I entered the nursing profession 50 years ago as a young idealist, never imagining I would still be at it five decades later, albeit in a difference guise.
In the 1960s, nursing was seen as a very suitable profession for a young woman, not to mention great preparation for domesticity and motherhood! At the tender age of 17, accompanied by my mother, I entered the nurse’s home, not unlike entering a nunnery, I thought at the time. There waiting in my allotted bedroom were the three other young things I was to share the room with –and the uniforms that we were instructed to don.
Struggling with starched collar and caps, not to mention cufflinks to hold everything together, we shyly dressed, watching each other take on the mantle of student nurse – much like convent novitiates. Those young women were to become my lifelong friends.
Celebrating 50 years in a profession does lead you to reflection. Firstly, where on earth did those years go? And secondly, how has the profession changed over that time? On reflection, apart from much higher levels of acuity in hospitals now and only having one day off a week back then, nursing is much the same, as we deal mostly with people.
Nursing in the 1960s mirrored the society of that time. It was hierarchical, steeped in biomedicine, patriarchal, and women knew their place. We were, by and large, very proud of our profession and were respected for what we did – good gals doing what good women do!
So how much have things changed? Certainly, the second wave of feminism flew through, although how much this movement influenced nursing is debatable. Nursing education moved, slowly, away from the apprentice-style bedside training into educational institutions, a move some still question. Patient-centred care emerged, as did a push to professionalise nursing.
Today registered nurses (RNs) are no longer just RNs, they are nurse specialists, consultants, practitioners; and district, practice, or public health nurses – enough roles and titles to confuse even those familiar with them. Patients (they were all called patients in the 60s), clients/residents/people, however named, are often confused by who does what – the last thing we want for people navigating our complex health system. Gloria Smith, a much admired nurse scholar, in a recent guest editorial questioned nursing’s focus on professionalism at, what she saw, the detriment to our ability to care.
I thought of Gloria recently when I read that some nurses felt they had to ‘ration’ their nursing care. How do you ration what is fundamental to nursing practice?
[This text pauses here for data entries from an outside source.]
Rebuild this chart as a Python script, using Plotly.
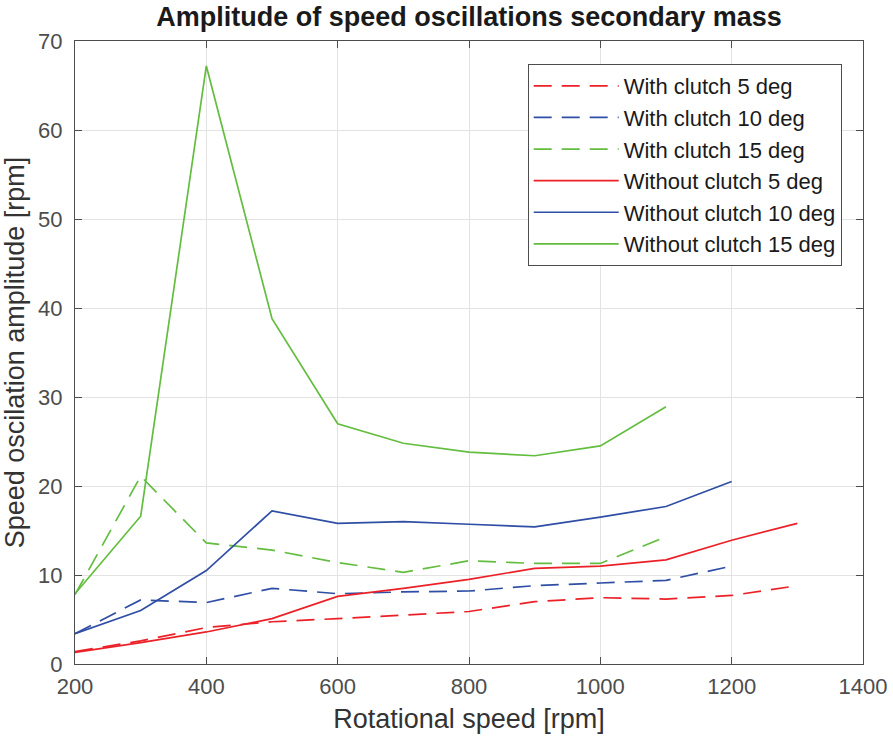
import plotly.graph_objects as go

rpm = [200, 300, 400, 500, 600, 700, 800, 900, 1000, 1100, 1200, 1300]

with_5 = [1.4, 2.6, 4.1, 4.75, 5.1, 5.5, 5.9, 7.0, 7.45, 7.3, 7.7, 8.8]
with_10 = [3.4, 7.2, 6.9, 8.5, 7.9, 8.1, 8.2, 8.8, 9.1, 9.4, 11.0]
with_15 = [7.8, 21.1, 13.6, 12.8, 11.4, 10.3, 11.6, 11.3, 11.3, 14.3]
without_5 = [1.3, 2.4, 3.6, 5.1, 7.6, 8.5, 9.5, 10.75, 11.0, 11.7, 13.9, 15.8]
without_10 = [3.4, 6.0, 10.5, 17.2, 15.8, 16.0, 15.7, 15.4, 16.5, 17.7, 20.5]
without_15 = [7.9, 16.6, 67.2, 38.8, 27.0, 24.8, 23.8, 23.4, 24.5, 28.9]

names = ["With clutch 5 deg", "With clutch 10 deg", "With clutch 15 deg",
         "Without clutch 5 deg", "Without clutch 10 deg", "Without clutch 15 deg"]

RED = "#ec2127"
BLUE = "#2f4ea5"
GREEN = "#63bd3f"
DASH = "18px,10px"

series = [
    (with_5, RED, DASH),
    (with_10, BLUE, DASH),
    (with_15, GREEN, DASH),
    (without_5, RED, "solid"),
    (without_10, BLUE, "solid"),
    (without_15, GREEN, "solid"),
]

fig = go.Figure()
for (vals, col, dash), name in zip(series, names):
    fig.add_trace(go.Scatter(
        x=rpm[:len(vals)], y=vals, mode="lines", name=name,
        line=dict(color=col, width=1.7, dash=dash),
    ))

FONT = "Liberation Sans, Arial, sans-serif"
axis_common = dict(
    showline=True, linecolor="#4d4d4d", linewidth=1, mirror="allticks",
    ticks="inside", ticklen=7, tickcolor="#4d4d4d",
    showgrid=True, gridcolor="#e3e3e3", gridwidth=1,
    zeroline=False, automargin=False,
    tickfont=dict(family=FONT, size=22, color="#4d4d4d"),
)

fig.update_layout(
    width=893, height=741,
    margin=dict(l=75, r=30, t=41, b=77),
    paper_bgcolor="white", plot_bgcolor="white",
    title=dict(text="<b>Amplitude of speed oscillations secondary mass</b>",
               font=dict(family=FONT, size=27, color="#1a1a1a"),
               x=0.5, xref="paper", xanchor="center",
               y=1 - 17 / 741, yref="container", yanchor="middle"),
    xaxis=dict(range=[200, 1400], dtick=200, tick0=200,
               ticklabelstandoff=3,
               title=dict(text="Rotational speed [rpm]",
                          font=dict(family=FONT, size=27, color="#333333"),
                          standoff=10),
               **axis_common),
    yaxis=dict(range=[0, 70], dtick=10,
               ticklabelstandoff=7,
               title=dict(text="Speed oscilation amplitude [rpm]",
                          font=dict(family=FONT, size=27, color="#333333"),
                          standoff=8),
               **axis_common),
    legend=dict(x=0.5745, y=0.963, xanchor="left", yanchor="top",
                bgcolor="white", bordercolor="#4d4d4d", borderwidth=1,
                font=dict(family=FONT, size=22, color="#1a1a1a"),
                itemwidth=85, tracegroupgap=0),
    showlegend=True,
)

fig.write_html("out.html")
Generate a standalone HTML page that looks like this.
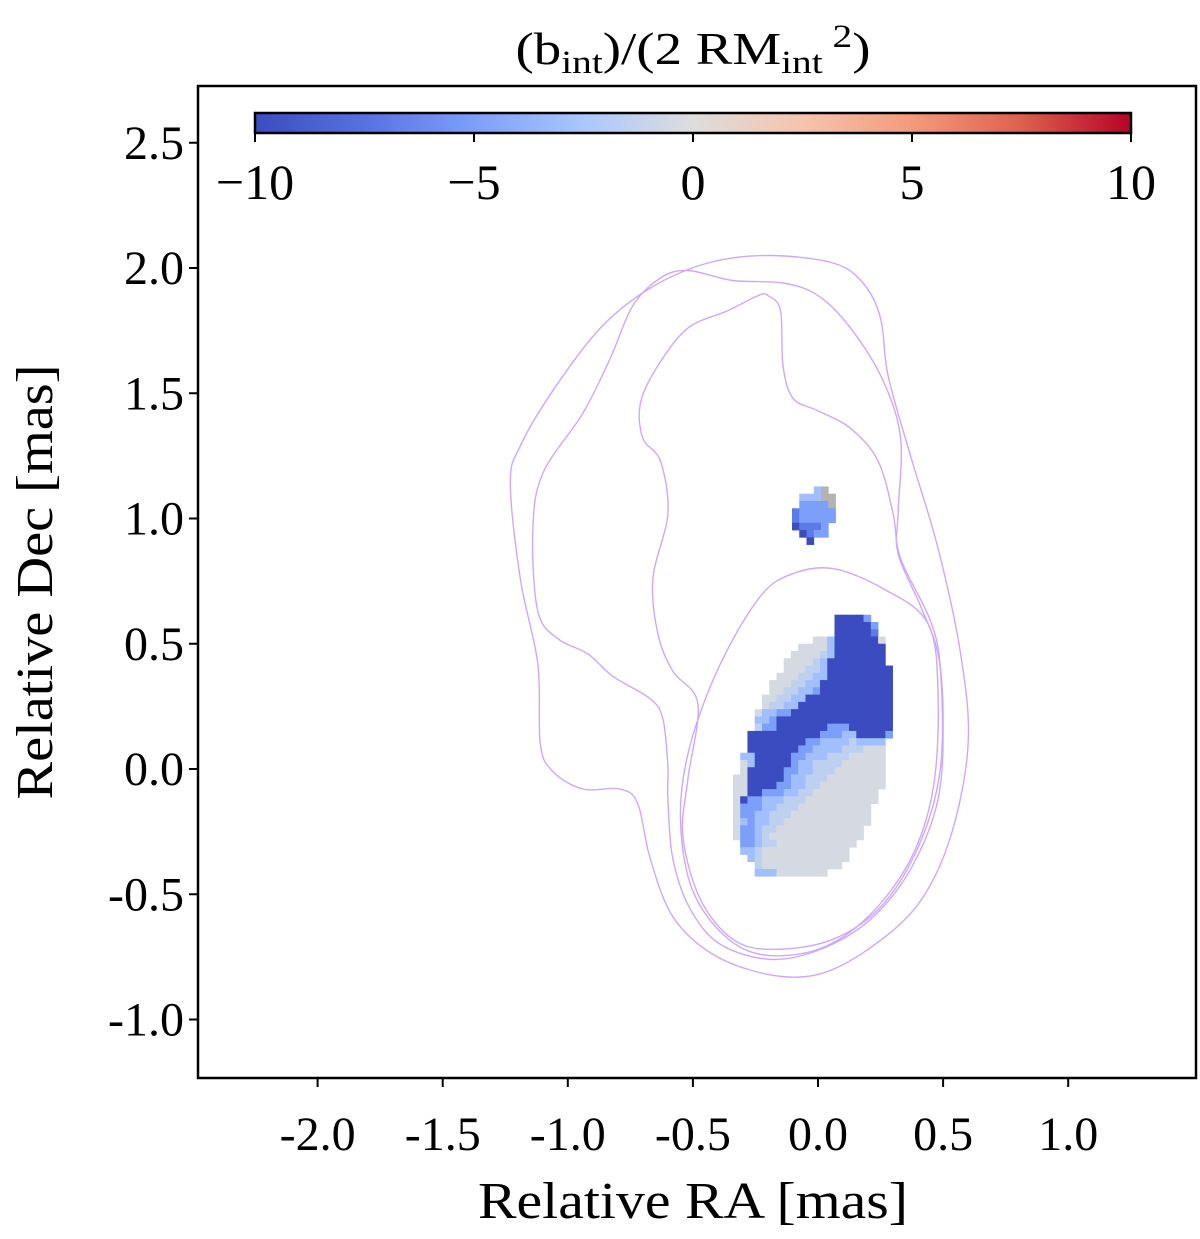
<!DOCTYPE html>
<html><head><meta charset="utf-8">
<style>
html,body{margin:0;padding:0;background:#fff;}
svg{display:block;font-family:"Liberation Serif","DejaVu Serif",serif;}
</style></head>
<body>
<svg id="chart" width="1200" height="1239" viewBox="0 0 1200 1239" xmlns="http://www.w3.org/2000/svg">
<g id="heat"></g>
<g id="contours"></g>
<rect x="198" y="86" width="998" height="992" fill="none" stroke="#000" stroke-width="2.5"/>
<g id="axes"></g>
<g id="cbar"></g>
<text x="693" y="64" font-size="46" text-anchor="middle" textLength="355" lengthAdjust="spacingAndGlyphs">(b<tspan font-size="33" dy="9">int</tspan><tspan dy="-9">)/(2 RM</tspan><tspan font-size="33" dy="9">int</tspan><tspan font-size="33" dy="-26"> 2</tspan><tspan dy="17">)</tspan></text>
<text x="693" y="1218" font-size="52" text-anchor="middle" textLength="430" lengthAdjust="spacingAndGlyphs">Relative RA [mas]</text>
<text x="0" y="0" font-size="52" text-anchor="middle" textLength="435" lengthAdjust="spacingAndGlyphs" transform="translate(52,582) rotate(-90)">Relative Dec [mas]</text>
</svg>
<script>
const xTicks=[-2.0,-1.5,-1.0,-0.5,0.0,0.5,1.0];
const xTickLabels=["-2.0","-1.5","-1.0","-0.5","0.0","0.5","1.0"];
const yTicks=[2.5,2.0,1.5,1.0,0.5,0.0,-0.5,-1.0];
const yTickLabels=["2.5","2.0","1.5","1.0","0.5","0.0","-0.5","-1.0"];
const cbarTicks=[-10,-5,0,5,10];
const cbarTickLabels=["\u221210","\u22125","0","5","10"];
const cellSize=0.029;
const mainBlobOrigin=[-0.34,0.616];
const mainBlobRows=[
"..............XXXX5....",
"..............XXXXX5...",
"..............XXXXX7...",
"...........gg3XXXXXXg..",
".........gggg3XXXXXXX..",
"........gggg13XXXXXXX..",
".......gggg13XXXXXXXX..",
".......ggg113XXXXXXXXX.",
"......ggg1133XXXXXXXXX.",
".....ggg1133XXXXXXXXXX.",
".....gg11335XXXXXXXXXX.",
"....gg1133XXXXXXXXXXXX.",
"....g1133XXXXXXXXXXXXX.",
"...g3355XXXXXXXXXXXXXX.",
"...335XXXXXXXXXXXXXXXX.",
"...155XXXXXXX555XXXXXX.",
"..XXXXXXXXXX55533XXXX5.",
"..XXXXXXXX55333313333..",
"..XXXXXXX553333111ggg..",
".33XXXXX55333111ggggg..",
".g3XXXXX5331111gggggg..",
".gXXXXX5533111ggggggg..",
"ggXXXXX533111gggggggg..",
"ggXXXX553311ggggggggg..",
"ggXX5553311ggggggggg...",
"gX55333111gggggggggg...",
"g55533111gggggggggg....",
"g5533111ggggggggggg....",
"g353311gggggggggggg....",
"g55311gggggggggggg.....",
"g5531ggggggggggggg.....",
".55311ggggggggggg......",
".331gggggggggggg.......",
"..31gggggggggggg.......",
"...1ggggggggggg........",
"...333ggggggg.........."
];
const smallBlobOrigin=[-0.104,1.128];
const smallBlobRows=[
"...3n.",
".333nn",
".5555n",
"755555",
"755555",
"X7775.",
".X755.",
"..X..."
];
const charValues={"X":-10,"7":-7,"5":-5,"3":-3,"1":-1.5,"g":-0.4};
const contourA=[[-1.23,1.14],[-1.19,0.76],[-1.12,0.42],[-1.11,0.10],[-1.06,-0.01],[-0.94,-0.08],[-0.79,-0.08],[-0.72,-0.14],[-0.67,-0.36],[-0.58,-0.59],[-0.42,-0.74],[-0.20,-0.82],[0.00,-0.82],[0.20,-0.72],[0.40,-0.54],[0.53,-0.27],[0.60,0.10],[0.57,0.46],[0.48,0.88],[0.37,1.25],[0.28,1.57],[0.25,1.80],[0.18,1.94],[0.06,2.02],[-0.20,2.05],[-0.44,2.02],[-0.67,1.92],[-0.87,1.76],[-1.06,1.51],[-1.19,1.29]];
const contourB=[[-0.63,1.96],[-0.52,1.99],[-0.34,1.95],[-0.14,1.94],[0.00,1.89],[0.13,1.76],[0.26,1.55],[0.33,1.32],[0.32,1.02],[0.32,0.86],[0.41,0.65],[0.48,0.46],[0.50,0.20],[0.48,-0.12],[0.37,-0.40],[0.21,-0.60],[0.01,-0.72],[-0.19,-0.76],[-0.39,-0.70],[-0.51,-0.56],[-0.58,-0.36],[-0.60,-0.12],[-0.60,0.01],[-0.62,0.20],[-0.67,0.28],[-0.82,0.37],[-0.92,0.46],[-1.04,0.52],[-1.12,0.63],[-1.14,0.95],[-1.10,1.18],[-0.94,1.42],[-0.83,1.64],[-0.74,1.85]];
const contourC=[[-0.20,1.89],[-0.15,1.83],[-0.14,1.61],[-0.10,1.48],[0.00,1.43],[0.13,1.36],[0.24,1.23],[0.30,1.02],[0.33,0.84],[0.45,0.59],[0.49,0.39],[0.49,0.01],[0.41,-0.29],[0.26,-0.54],[0.06,-0.68],[-0.18,-0.72],[-0.34,-0.68],[-0.47,-0.52],[-0.54,-0.27],[-0.52,-0.04],[-0.48,0.26],[-0.58,0.39],[-0.64,0.54],[-0.66,0.76],[-0.60,1.02],[-0.63,1.23],[-0.70,1.32],[-0.71,1.46],[-0.64,1.61],[-0.52,1.76],[-0.36,1.83],[-0.24,1.89]];
const contourD=[[0.06,0.80],[0.26,0.72],[0.44,0.58],[0.48,0.29],[0.46,-0.08],[0.37,-0.36],[0.20,-0.59],[0.00,-0.72],[-0.23,-0.74],[-0.39,-0.65],[-0.51,-0.46],[-0.55,-0.18],[-0.51,0.10],[-0.39,0.42],[-0.23,0.69],[-0.10,0.78]];

const NS="http://www.w3.org/2000/svg";
const X=v=>818+v*250.2;
const Y=v=>769-v*250.5;
const CB=v=>255+(v+10)/20*876;
const stops=[[0,[59,76,192]],[0.125,[85,114,227]],[0.25,[124,159,249]],[0.375,[170,199,253]],[0.5,[221,221,221]],[0.625,[245,196,173]],[0.75,[244,154,123]],[0.875,[222,96,77]],[1,[180,4,38]]];
function cmap(v){let t=Math.max(0,Math.min(1,(v+10)/20));
 for(let i=1;i<stops.length;i++){if(t<=stops[i][0]){const a=stops[i-1],b=stops[i];const f=(t-a[0])/(b[0]-a[0]);
  return "rgb("+a[1].map((c,k)=>Math.round(c+(b[1][k]-c)*f)).join(",")+")";}}
 return "rgb(180,4,38)";}
function mk(tag,attrs,parent){const e=document.createElementNS(NS,tag);for(const k in attrs)e.setAttribute(k,attrs[k]);parent.appendChild(e);return e;}

const heat=document.getElementById('heat');
function drawBlob(rows,origin,name){
 rows.forEach((row,r)=>{for(let c=0;c<row.length;c++){const ch=row[c];if(ch===".")continue;
  const x0=origin[0]+c*cellSize, y0=origin[1]-r*cellSize;
  const fill=ch==="n"?"#b3b3b3":cmap(charValues[ch]);
  const px=X(x0), py=Y(y0);
  const e=mk('rect',{x:px.toFixed(2),y:py.toFixed(2),width:(X(x0+cellSize)-px+0.4).toFixed(2),height:(Y(y0-cellSize)-py+0.4).toFixed(2),fill:fill},heat);
  
  
 }});
}
drawBlob(mainBlobRows,mainBlobOrigin,'core-rm');
drawBlob(smallBlobRows,smallBlobOrigin,'knot-rm');

const cg=document.getElementById('contours');
function smooth(pts){const p=pts.map(q=>[X(q[0]),Y(q[1])]);const n=p.length;let d="M"+p[0][0].toFixed(1)+","+p[0][1].toFixed(1);
 for(let i=0;i<n;i++){const p0=p[(i-1+n)%n],p1=p[i],p2=p[(i+1)%n],p3=p[(i+2)%n];
  const c1=[p1[0]+(p2[0]-p0[0])/6,p1[1]+(p2[1]-p0[1])/6],c2=[p2[0]-(p3[0]-p1[0])/6,p2[1]-(p3[1]-p1[1])/6];
  d+=" C"+c1.map(v=>v.toFixed(1))+" "+c2.map(v=>v.toFixed(1))+" "+p2.map(v=>v.toFixed(1));}
 return d+"Z";}
[[contourA,'contour-outer'],[contourB,'contour-middle'],[contourC,'contour-inner'],[contourD,'contour-core']].forEach(([pts,nm])=>{
 const e=mk('path',{d:smooth(pts),fill:"none",stroke:"#cda8fa","stroke-width":1.4},cg);
 
 
});

const ax=document.getElementById('axes');
xTicks.forEach((v,i)=>{
 const t=mk('line',{x1:X(v),x2:X(v),y1:1078,y2:1087,stroke:"#000","stroke-width":2},ax);
 
 
 const l=mk('text',{x:X(v),y:1150,"font-size":48,"text-anchor":"middle"},ax);l.textContent=xTickLabels[i];
 
 
});
yTicks.forEach((v,i)=>{
 const t=mk('line',{x1:189,x2:198,y1:Y(v),y2:Y(v),stroke:"#000","stroke-width":2},ax);
 
 
 const l=mk('text',{x:184,y:Y(v)+16,"font-size":48,"text-anchor":"end"},ax);l.textContent=yTickLabels[i];
 
 
});

const cb=document.getElementById('cbar');
const defs=mk('defs',{},cb);
const grad=mk('linearGradient',{id:"cw",x1:"0",x2:"1",y1:"0",y2:"0"},defs);
stops.forEach(s=>mk('stop',{offset:s[0],"stop-color":"rgb("+s[1].join(",")+")"},grad));
const bar=mk('rect',{x:CB(-10),y:113,width:CB(10)-CB(-10),height:20,fill:"url(#cw)",stroke:"#000","stroke-width":2.5},cb);


cbarTicks.forEach((v,i)=>{
 const t=mk('line',{x1:CB(v),x2:CB(v),y1:133,y2:142,stroke:"#000","stroke-width":2},cb);
 
 
 const l=mk('text',{x:CB(v),y:199,"font-size":50,"text-anchor":"middle"},cb);l.textContent=cbarTickLabels[i];
 
 
});
</script>
</body></html>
However you may define it, ‘caring’ is what nurses do – we care about, and for, people in sickness and in health. Sounds like those marriage vows we used to take, but that is what we do.
I’m not going to say we did it better back in the 1960s. But I will question why is it, when we have an amazing array of knowledge, skills and understanding at our fingertips, we have to ration what we do best, providing nursing care. If health care delivery – be it in hospital or the community – is so pressured and economically-driven that nurses feel they need to ration their care, then what is the profession doing about it?
It’s not possible to compare one era with another. Neoliberalism, well under way in the later decades of last century, galloped into the 21st century foisting rampant capitalism and consumerism on us as never before. And yet underneath all this upheaval, people are still people, we still want to love and be loved and feel as if we can make a difference. Which brings us back to nursing in the 21st century when it appears to be more challenging to be a successful nurse than back in the 60s …
Looking ahead to the next 50 years, we’ve got a pretty good idea that long-term health conditions, such as diabetes, heart disease, and cancer, will be topping the list of health needs and that the impact of social determinants on health (described by WHO as the ‘conditions in which people are born, grow, live, work, and age …’) will be more to the fore than the biomedical approach of the past.
Over the last decade or so, two key strategies have positioned nursing well to play a strong role. The first, the Primary Health Care (PHC) Strategy identified RNs as key players in improving health care delivery and addressing health inequalities. The second saw nurse practitioners (NPs) emerge with much to offer, especially for those who find access to health care difficult. Nursing leadership was, and is, crucial to the success of both. Not hierachical leadership as we knew it in the 1960s, but leadership through collaboration, advocacy, and political involvement.
To conclude, I sometimes wonder if we truly value what nursing has to offer. Perhaps a focus on valuing and respecting, rather than rationing what we do best would benefit everyone, especially those most in need of our nursing care.